EXTRACTED DATA:
= = = = =
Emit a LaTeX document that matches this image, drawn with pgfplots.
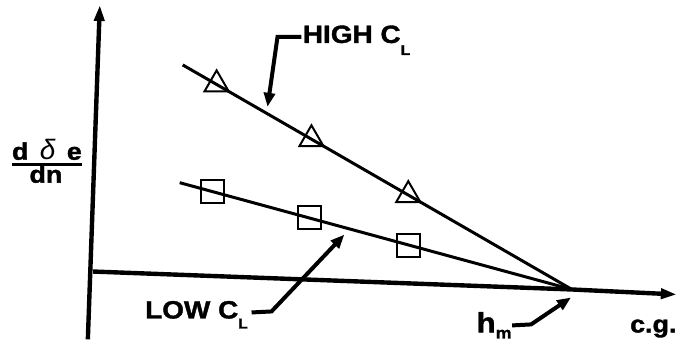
\documentclass[border=0pt]{standalone}
\usepackage{fontspec}
\setmainfont{Liberation Sans}
\newfontfamily\lbl[FakeStretch=1.12, BoldFeatures={FakeBold=1.5}]{Liberation Sans}
\usepackage{pgfplots}
\pgfplotsset{compat=1.18}
\usetikzlibrary{arrows.meta}

% schematic: elevator angle per g vs c.g. position
\begin{document}
\begin{tikzpicture}
  \begin{axis}[
    scale only axis,
    width=339.5pt, height=171.5pt,
    xmin=0, xmax=679, ymin=0, ymax=343,
    hide axis, clip=false,
  ]
  \path (rel axis cs:0,0) rectangle (rel axis cs:1,1);
  % axes (hand drawn, slightly tilted)
  \addplot[line width=2.2pt, -{Triangle[length=8pt,width=5pt]}] coordinates {(88,3) (100,338)};
  \addplot[line width=2.2pt, -{Triangle[length=8pt,width=5pt]}] coordinates {(93,71) (573,53) (678,48)};
  % high CL
  \addplot[line width=1.5pt] coordinates {(183,278) (573,53)};
  \addplot[only marks, mark=triangle, mark size=7pt, mark options={line width=1pt}]
    coordinates {(217,258.5) (312,203.5) (409,147.5)};
  % low CL
  \addplot[line width=1.5pt] coordinates {(180,160) (573,53)};
  \addplot[only marks, mark=square, mark size=5.8pt, mark options={line width=1pt}]
    coordinates {(213,151) (310,125) (409,97)};
  % leader arrows
  \addplot[line width=2pt, -{Triangle[length=7pt,width=5.5pt]}] coordinates {(302,306) (278,306) (268,236)};
  \addplot[line width=2pt, -{Triangle[length=7pt,width=5.5pt]}] coordinates {(252,30) (272,31) (345,108)};
  \addplot[line width=2pt, -{Triangle[length=7pt,width=5.5pt]}] coordinates {(513,17) (532,18) (572,45)};
  % fraction bar of the y label
  \addplot[line width=1.5pt] coordinates {(12,178) (82,178)};

  \node[anchor=base west, inner sep=0pt, font=\lbl\bfseries\fontsize{12.5}{13}\selectfont]
    at (axis cs:303,300) {HIGH C\raisebox{-6pt}{\fontsize{7}{8}\selectfont L}};
  \node[anchor=base west, inner sep=0pt, font=\lbl\bfseries\fontsize{12.5}{13}\selectfont]
    at (axis cs:145,24) {LOW C\raisebox{-5pt}{\fontsize{7}{8}\selectfont L}};
  \node[anchor=base west, inner sep=0pt, font=\lbl\bfseries\fontsize{14}{15}\selectfont]
    at (axis cs:477,10) {h\raisebox{-3pt}{\fontsize{8}{9}\selectfont m}};
  \node[anchor=base east, inner sep=0pt, font=\lbl\bfseries\fontsize{12}{13}\selectfont]
    at (axis cs:678,10) {c.g.};
  \node[anchor=base, inner sep=0pt, font=\lbl\bfseries\fontsize{12}{13}\selectfont]
    at (axis cs:47,183) {d\, {\normalfont\itshape\fontsize{14}{15}\selectfont δ}\, e};
  \node[anchor=base, inner sep=0pt, font=\lbl\bfseries\fontsize{12}{13}\selectfont]
    at (axis cs:46,160) {dn};
  \end{axis}
\end{tikzpicture}
\end{document}
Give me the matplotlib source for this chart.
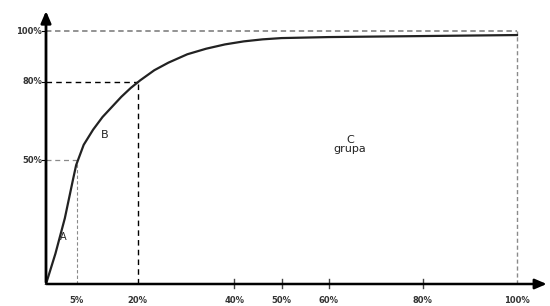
import matplotlib
matplotlib.use("Agg")
import matplotlib.pyplot as plt

# Pareto (ABC) curve: cumulative share of items (x, %) vs value (y, %)
items_pct = [0, 2, 4, 5.7, 6.4, 8, 10, 12, 14, 16, 18, 20, 23, 26, 30, 34, 38, 42, 46, 50, 60, 80, 100]
value_pct = [0, 12, 26, 41, 47, 55, 61, 66, 70, 74, 77.5, 80.5, 84.5, 87.5, 90.8, 93.0, 94.7, 95.9, 96.7,
             97.2, 97.6, 98.0, 98.4]

# x tick positions as drawn (the 5% mark sits a little right of true 5%)
xtick_pos = [6.5, 19.5, 40, 50, 60, 80, 100]
xtick_lab = ["5%", "20%", "40%", "50%", "60%", "80%", "100%"]
ytick_pos = [49, 80, 100]
ytick_lab = ["50%", "80%", "100%"]

# group labels
groups = [("A", 3.6, 18.5, 7), ("B", 12.5, 59, 8), ("C\ngrupa", 64.5, 55, 8)]

fig = plt.figure(figsize=(5.5, 3.06), dpi=100)
ax = fig.add_axes([0, 0, 1, 1])
ax.set_xlim(-46 / 4.71, 504 / 4.71)
ax.set_ylim(-22 / 2.53, 284 / 2.53)
ax.axis("off")

grey = "#8a8a8a"

# guide lines
ax.plot([0, 100], [100, 100], color=grey, lw=1.3, ls=(0, (3, 2)))
ax.plot([100, 100], [0, 100], color=grey, lw=1.0, ls=(0, (3, 2)))
ax.plot([0, 19.5], [80, 80], color="black", lw=1.0, ls=(0, (4, 3)))
ax.plot([19.5, 19.5], [0, 80], color="black", lw=1.0, ls=(0, (4, 3)))
ax.plot([0, 6.5], [49, 49], color=grey, lw=0.9, ls=(0, (4, 3)))
ax.plot([6.5, 6.5], [0, 49], color=grey, lw=0.8, ls=(0, (3, 2)))

# curve
ax.plot(items_pct, value_pct, color="#222222", lw=1.6, solid_joinstyle="round")

# axes with arrows
ax.annotate("", xy=(0, 109), xytext=(0, -0.4), annotation_clip=False,
            arrowprops=dict(arrowstyle="-|>,head_length=0.7,head_width=0.3", color="black", lw=2.0))
ax.annotate("", xy=(106.9, 0), xytext=(-0.3, 0), annotation_clip=False,
            arrowprops=dict(arrowstyle="-|>,head_length=0.7,head_width=0.3", color="black", lw=1.8))

# small ticks on x axis
for xp in [40, 50, 60, 80]:
    ax.plot([xp, xp], [-1.6, 1.8], color="#444444", lw=1.0)

for xp, lab in zip(xtick_pos, xtick_lab):
    ax.text(xp, -4.6, lab, ha="center", va="top", fontsize=6, fontweight="bold", color="#333333")
for yp, lab in zip(ytick_pos, ytick_lab):
    ax.text(-0.8, yp, lab, ha="right", va="center", fontsize=6, fontweight="bold", color="#333333")
    ax.plot([-0.9, 0], [yp, yp], color="black", lw=0.8)

for lab, xp, yp, fs in groups:
    ax.text(xp, yp, lab, ha="center", va="center", fontsize=fs, color="#222222", linespacing=0.9)

fig.savefig("out.png", dpi=100)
= = = = =
WRITTEN PROBLEM:
Copy every line above that includes the string "this".

COMPLETED EXERCISE:
Emit a LaTeX document that matches this image, drawn with pgfplots.
Give me the matplotlib source for this chart.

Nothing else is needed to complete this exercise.